For all you physics lovers

I read (perhaps two years ago?) that a scientist had managed to slow a photon or group of photons down to about 35 miles per hour or something else drastically slow from the expected 186K per second. What in the hell did she do? Did it have something to do with a Bose-Einstien Condensate or is this something totally different?

I don’t know about the particular experiment to which you refered, but if I recall my physics correctly, there’s nothing particularly difficult about slowing light down. C in a vaccum is 186K and change, but light in a different medium has a slower speed (this causes the refraction effect when you put something into water. C in water is slower than C in air).

35 miles per hour seems pretty drastic, tho, and I’d also be interested in hearing how that was done…

Note that photons themselves don’t really slow down – when they hit some medium, the matter essentially absorbs and emits photons, which takes more time. While they are in between (until they hit something, so to speak) the photons still move at c.

Another interesting experiment (won a Nobel prize, I think) – electrons (probably other stuff too) can move ‘faster’ than light through some media.

Panama, are you sure about that? Granted, I’ve been away from physics for a while, but I’m sure I recall that the photons DO, in fact, slow down (depending on the medium, of course)… at least in media which are transparent (maybe translucent too)to light.

Or do I just have my head up my butt (wouldn’t be the first time; and the view’s not so great…)?

All anti-particles can be considered to be moving backward in time. Accelerating an electron itself would be impossible because it would become a black hole before it made it to c. Of course, in Feynman Diagrams reactions which do not violate standard theory can involve electrons moving backward in time (and they, too, are positrons).

Astro, you got it. I was wondering what sort of medium would be required to slow light down that much. Around that same time I recall reading about Bose Einstien Condensates which I think would be “thick” enough to slow light down. I do not believe that was how it was done, though…

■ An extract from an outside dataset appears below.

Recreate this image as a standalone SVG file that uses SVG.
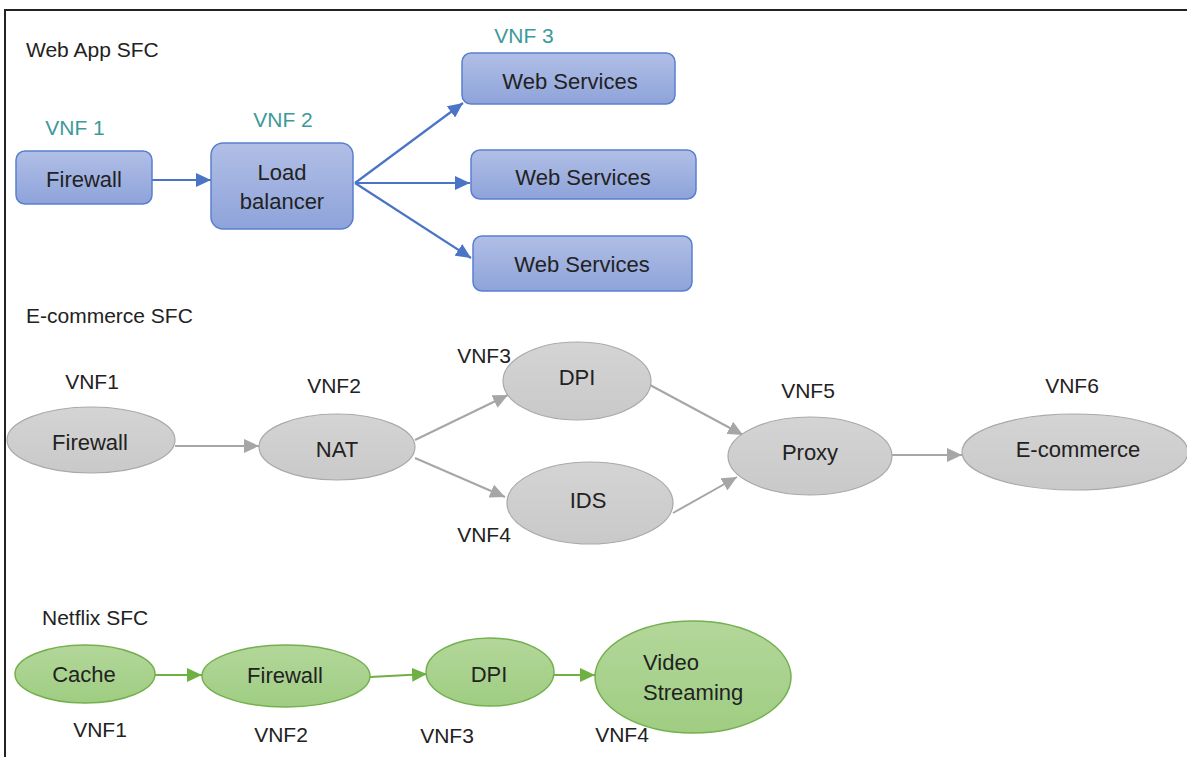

Panama, the speed of light in any particular medium is constant. Interesting that you feel its caused by absorb/emit function. Don’t know one way or the other

Now I’m all curious about this… I know I have some Bose Einstein condensate around here somewhere. I just had some last week… what did I do with it?

grumble…

It was a number of months ago, I vaguely remember it. The research group vaporised something… I want to say Sodium and then froze it when it was in the gas state or something odd like that (about a fraction of a degree above 0 K) then found that light moved slower than freeway speedlimits

Check this site for a quick explanation.

I’ll post another more in depth link soon.

Here’s a better article.

The faster than light concept you are talking about is called “Quantum Tunneling”. I’ll post a link to that too.

Have fun!

Tunnel diode article.

Teleportation technique article.

Laser emits matter waves article.

I KNEW it had something to do with a Condensate.

First off, there is no “C in a medium”. C is C, no matter what, and is an absolute constant. The speed of light in vacuum is C, and the speed of light in a material is less than C.

That said: Nothing can go faster than C. However, things (in principle anything, but realistically someting lightweight like an electron) can go faster than the speed of light in a given medium. There’s a shockwave produced called Cherenkov radiation, which is analogous to a sonic boom.